Nasıl bir adalet anlayışı ise, zulmün kendisi değil, sadece ihtimali bile beylerbeyi değiştiriyor.
Fransız gezgini ve yazarı A. L. Castellan diyor ki: “Teb’asının hayatına, namus ve haysiyetine, malıyla mülküne hakim sayılan padişahın iradesi Kur’an hükümlerinden, şeriat ulemasının kararlarından veyahut Şeyhülislâmın fetvalarından üstün değildir.” (Moeurs, usages, costumes, des Othomans et abrégé de leur historie 1812, c.3, s. 14-15)
Bu ifadeler Osmanlı adaletinin yabancılar tarafından da tescilidir.
Şimdi de M. Porter’i dinleyelim: “Kur’an hükümleri zulüm ve istibdada karşı çok kuvvetli bir engeldir. Savaş, ya da barışla Osmanlı hakimiyetine giren hıristiyan milletlerin malları ve mülkleri güven altına girer. Padişah Hıristiyan ahalinin haklarının da muhafızlığını yapmak zorundadır. Bu durumda keyfi bir istibdat manzarı görmeye imkân yoktur.”

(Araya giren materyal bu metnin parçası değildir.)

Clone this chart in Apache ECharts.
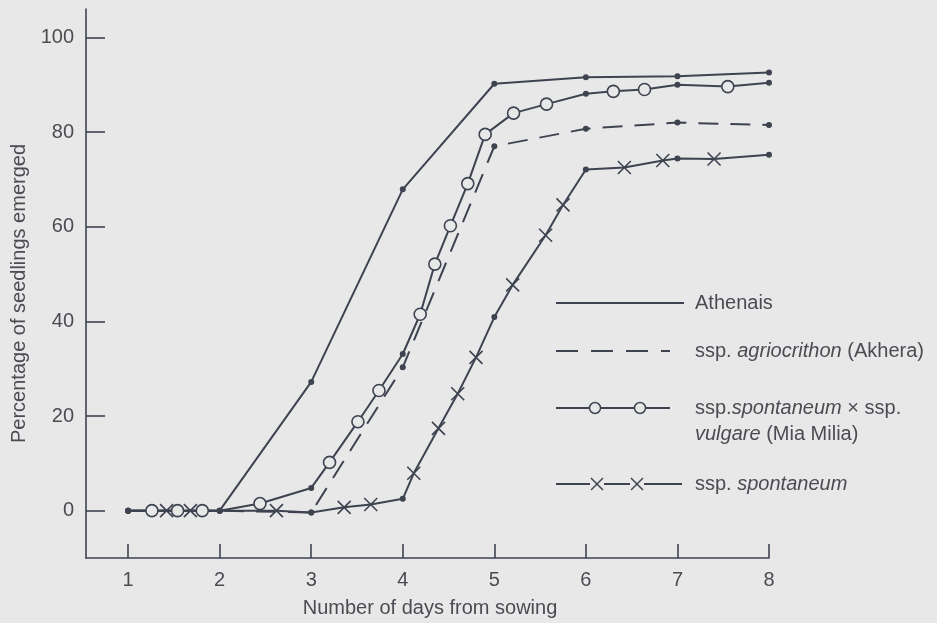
<!DOCTYPE html>
<html>
<head>
<meta charset="utf-8">
<script src="https://cdn.jsdelivr.net/npm/echarts@6.0.0/dist/echarts.min.js"></script>
<style>
  html, body { margin: 0; padding: 0; background: #e8e8e9; }
  #chart { width: 937px; height: 623px; }
</style>
</head>
<body>
<div id="chart"></div>
<script>
// values (days after sowing, % emerged)
const athenaisDays = [1, 2, 3, 4, 5, 6, 7, 8];
const athenaisPct  = [0, 0, 27.2, 67.9, 90.2, 91.6, 91.8, 92.6];

const akheraDays = [1, 2, 3, 4, 5, 6, 7, 8];
const akheraPct  = [0, 0, -0.4, 30.3, 77, 80.7, 82, 81.5];

const miaMiliaDays = [1, 1.26, 1.54, 1.81, 2, 2.44, 3, 3.2, 3.51, 3.74, 4, 4.19, 4.35, 4.52, 4.71, 4.9, 5.21, 5.57, 6, 6.3, 6.64, 7, 7.55, 8];
const miaMiliaPct  = [0, 0, 0, 0, 0, 1.5, 4.8, 10.2, 18.8, 25.4, 33.1, 41.5, 52.1, 60.2, 69.1, 79.5, 84, 85.9, 88.1, 88.6, 89, 90, 89.6, 90.4];

const spontDays = [1, 1.42, 1.68, 2, 2.62, 3, 3.36, 3.65, 4, 4.12, 4.39, 4.6, 4.8, 5, 5.2, 5.56, 5.75, 6, 6.42, 6.84, 7, 7.4, 8];
const spontPct  = [0, 0, 0, 0, 0, -0.4, 0.7, 1.3, 2.5, 7.9, 17.4, 24.7, 32.4, 40.9, 47.7, 58.2, 64.6, 72.1, 72.5, 74, 74.4, 74.3, 75.2];

const xTicks = [1, 2, 3, 4, 5, 6, 7, 8];
const yTicks = [0, 20, 40, 60, 80, 100];

const INK = "#3e4350";
const TEXT = "#4b4c52";
const BG = "#e8e8e9";
const FONT = "'Liberation Sans', Arial, Helvetica, sans-serif";
const CROSS = "path://M0 0L10 10M10 0L0 10";

// daily counts are plotted as small dots, in-between counts with the series marker
function points(days, pct, marker) {
  return days.map(function (d, i) {
    if (Number.isInteger(d) || !marker) {
      return { value: [d, pct[i]], symbol: "circle", symbolSize: 6,
               itemStyle: { color: INK, borderWidth: 0 } };
    }
    if (marker === "circle") {
      return { value: [d, pct[i]], symbol: "circle", symbolSize: 12,
               itemStyle: { color: BG, borderColor: INK, borderWidth: 1.6 } };
    }
    return { value: [d, pct[i]], symbol: CROSS, symbolSize: 13,
             itemStyle: { color: "none", borderColor: INK, borderWidth: 1.6 } };
  });
}

function lineSeries(name, days, pct, marker, dash) {
  return {
    name: name,
    type: "line",
    data: points(days, pct, marker),
    showAllSymbol: true,
    lineStyle: { color: INK, width: 2, type: dash || "solid" },
    emphasis: { disabled: true },
    z: marker === "circle" ? 3 : 2
  };
}

// legend drawn as graphics so the keys look like the printed ones
const legendX = 556, legendTextX = 695;
function legendKey(y, len, dash, marker, at) {
  const els = [{
    type: "line",
    shape: { x1: legendX, y1: y, x2: legendX + len, y2: y },
    style: { stroke: INK, lineWidth: 2, lineDash: dash || null }
  }];
  (at || []).forEach(function (x) {
    if (marker === "circle") {
      els.push({ type: "circle", shape: { cx: x, cy: y, r: 5.5 },
                 style: { fill: BG, stroke: INK, lineWidth: 1.5 } });
    } else {
      els.push({ type: "rect", shape: { x: x - 7, y: y - 7, width: 14, height: 14 },
                 style: { fill: BG } });
      els.push({ type: "polyline", shape: { points: [[x - 6, y - 6], [x + 6, y + 6]] },
                 style: { stroke: INK, lineWidth: 1.5 } });
      els.push({ type: "polyline", shape: { points: [[x + 6, y - 6], [x - 6, y + 6]] },
                 style: { stroke: INK, lineWidth: 1.5 } });
    }
  });
  return els;
}
function legendText(y, text) {
  return {
    type: "text", x: legendTextX, y: y,
    style: {
      text: text, fill: TEXT, font: "20px " + FONT, verticalAlign: "middle",
      rich: {
        n: { fontSize: 20, fontFamily: FONT, fill: TEXT },
        i: { fontSize: 20, fontFamily: FONT, fill: TEXT, fontStyle: "italic" }
      }
    }
  };
}

const graphics = [].concat(
  legendKey(303, 128),
  [legendText(303, "{n|Athenais}")],
  legendKey(351, 114, [22, 13]),
  [legendText(351, "{n|ssp. }{i|agriocrithon}{n| (Akhera)}")],
  legendKey(408, 114, null, "circle", [595, 640]),
  [legendText(408, "{n|ssp.}{i|spontaneum}{n| × ssp.}")],
  [legendText(434, "{i|vulgare}{n| (Mia Milia)}")],
  legendKey(484, 126, null, "cross", [597, 637]),
  [legendText(484, "{n|ssp. }{i|spontaneum}")]
);

const chart = echarts.init(document.getElementById("chart"), null, { renderer: "canvas" });

const option = {
  backgroundColor: BG,
  animation: false,
  textStyle: { fontFamily: FONT, color: TEXT },
  grid: { left: 86, right: 168, top: 9, bottom: 64, containLabel: false },
  xAxis: {
    type: "value",
    min: 0.54,
    max: 8,
    name: "Number of days from sowing",
    nameLocation: "middle",
    nameGap: 40,
    nameTextStyle: { fontSize: 20, color: TEXT, fontFamily: FONT, padding: [0, 0, 0, 5] },
    axisLine: { onZero: false, lineStyle: { color: INK, width: 1.6 } },
    axisTick: { inside: true, length: 14, customValues: xTicks, lineStyle: { color: INK, width: 1.6 } },
    axisLabel: { customValues: xTicks, fontSize: 20, color: TEXT, margin: 12, fontFamily: FONT },
    splitLine: { show: false }
  },
  yAxis: {
    type: "value",
    min: -10,
    max: 106,
    name: "Percentage of seedlings emerged",
    nameLocation: "middle",
    nameRotate: 90,
    nameGap: 52,
    nameTextStyle: { fontSize: 20, color: TEXT, fontFamily: FONT, padding: [0, 20, 0, 0] },
    axisLine: { show: true, onZero: false, lineStyle: { color: INK, width: 1.6 } },
    axisTick: { show: true, inside: true, length: 19, customValues: yTicks, lineStyle: { color: INK, width: 1.6 } },
    axisLabel: { customValues: yTicks, fontSize: 20, color: TEXT, margin: 12, fontFamily: FONT },
    splitLine: { show: false }
  },
  series: [
    lineSeries("Athenais", athenaisDays, athenaisPct, null),
    lineSeries("ssp. agriocrithon (Akhera)", akheraDays, akheraPct, null, [20, 12]),
    lineSeries("ssp. spontaneum × ssp. vulgare (Mia Milia)", miaMiliaDays, miaMiliaPct, "circle"),
    lineSeries("ssp. spontaneum", spontDays, spontPct, "cross")
  ],
  graphic: graphics
};

chart.setOption(option);
</script>
</body>
</html>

“Osmanlılarda insan en değerli varlıktır. Çünkü Kur’an böyle diyor. Bu durumda insana baskı ve şiddet uygulanabilir mi?” (İngiliz yazar Th. Thornton, 1807)
A. Ubicini yazıyor: “Bütün Osmanlılar içinde hayat şartlarının eşitsizliğinden şikâyet edebilecek yegane insan padişahtır. Aynı zamanda hem herkesten üstün, hem herkesten aşağı bir vaziyette bulunan padişah, istediği gibi bir evlilik yapma yetkisinden bile mahrumdur.” (S. 122)
Sıra şimdi tarihçi Chalcondyl de: “Osmanlı ülkesinin hiçbir tarafında halktan üstün sayılabilecek beylerle asilzâdelerden oluşmuş hiçbir yüksek tabaka yahut soylular sınıfı yoktur.” (Histoire générale des Turc, Paris, 1662)
“Osmanlı memleketini gezerken, bütün insanların eşit olduğunu ilân eden İslâm kanununun dürüstçe uygulanışı karşısında derin düşüncelere daldım.” (James Baker, Turkey in Europe, Londra, 1877)
İşte bu yüzden hukuk ve adaleti konu olarak seçen organizasyonlara çok ihtiyacımız var. İstanbul iki gündür İlim ve Kültür Vakfı’nın düzenlediği böyle bir sempozyuma ev sahipliği yapıyor. Konusu “İnsanlık Onuruna Lâyık Bir Dünya İçin Adâlet” olan bu sempozyum münasebetiyle bir kez daha anladık ki, Türkiye’nin ve dünyanın yeniden düzelmesinin adaletle çok yakın ilişkisi var.
Sempozyumda yabancı profesörlerden birinin dediği gibi, adâletsiz hayat olmaz.